The pleasant patio on these warm summer evenings is actually my favorite place to sit.
But it's the food which holds sway here, and I am noow trying to eat my way through the menu but it's hard. Three kinds of chowder, (clear-new to me, New England white and Manhattan red. Cup is $6 and Bowl is $9, with a sampling of all three for $11, which hI highly recommend. Surprisingly, my favorite was the clear, probably because of the tiny hunks of pork in the broth.) Two kinds of lobster rolls, hot and cold ($22, with mayonnaise or drawn butter), and different ways of lobster preparation (Market price, usually around $25 per pound). I still love the simple steamed version, with melted drawn butter on the side...never did get grilled lobsters, but Michael insists they get a unique flavor that way. For dessert, there is Indian pudding, chocolate box cake, Whoopie pies, 'Blondies' and sherbets..all from talented Providence pastry chef David Rodriguez.
Fish and Chips, better than any to be found in England. Northern cod and crispy potatoes.
The desserts by pastry chef David Rodriguez are Providence quality, which is incredible.
But there is so much to enjoy on this amazing menu thata my head swirls: I am crazy about Josephine's clam cakes (6 for $10, a dozen for $18), and then there are Peekytoe crab cakes ($12).
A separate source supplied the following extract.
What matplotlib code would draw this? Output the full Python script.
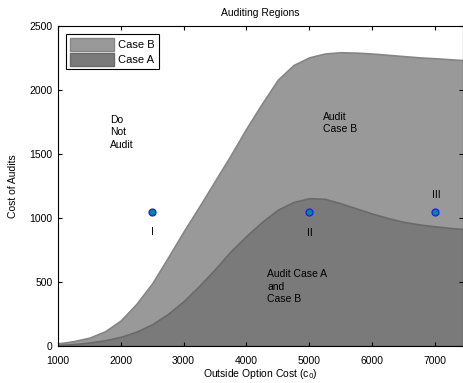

Those 'Stuffies' are 2 for $9. A live New Bedford scallop is grilled in its shell ($23), the best scallop I have ever tasted, even better than the Chinese restaurant ones. And Oysters Rockefeller (grilled, with spinach) are three for $12, six for $18. Ed's Portuguese Fish Stew is a savory brew of hake, manila clams, mussels and linquica ($22). Fried clams are offered with or without 'bellies' ($16); go with the bellies. The Bone-in Angus Rib Eye is $42, while the Bone-in Filet Mignon is $44. Craig Nickeloff's premium meat company supplies the beef here. Here's a hint: the New England Boiled Dinner ($26) is a very smart selection...mussels, steamers, lobster (1/2 of a 1 1/2lb one), linguica, potatoes, steamed corn...brings back such memories and is a delicious dinner choice. They even have Fish and Chips ($21), batter-dipped Northern cod and potato chips. My neighbor at the table said it was scrumptuous, and she was British and should know . Everyday there is a special "Grilled Catch of the Day" (Market price), offered either plain, with an herb crust or with herb oil and lemon, served with one side. Last night everyone was ordering the halibut, which looked incredible and pristine. Those sides are $5 apiece and include mac and cheese and onion rings, but a surprising winner was the hot, buttered Parker House rolls.
The hot, buttered Parker House rolls are a $5 side which everyone should order.
New England is 3,000 miles away...so a trip down Santa Monica Blvd. is easier and safer, and waiting for you is a truly memorable seafood feast. I am not fishing for compliments (ouch, again) but I have expressed for you why Connie and Ted will meet all your seagoing culinary urges. So drop your hook here and enjoy the catch. It's terrific.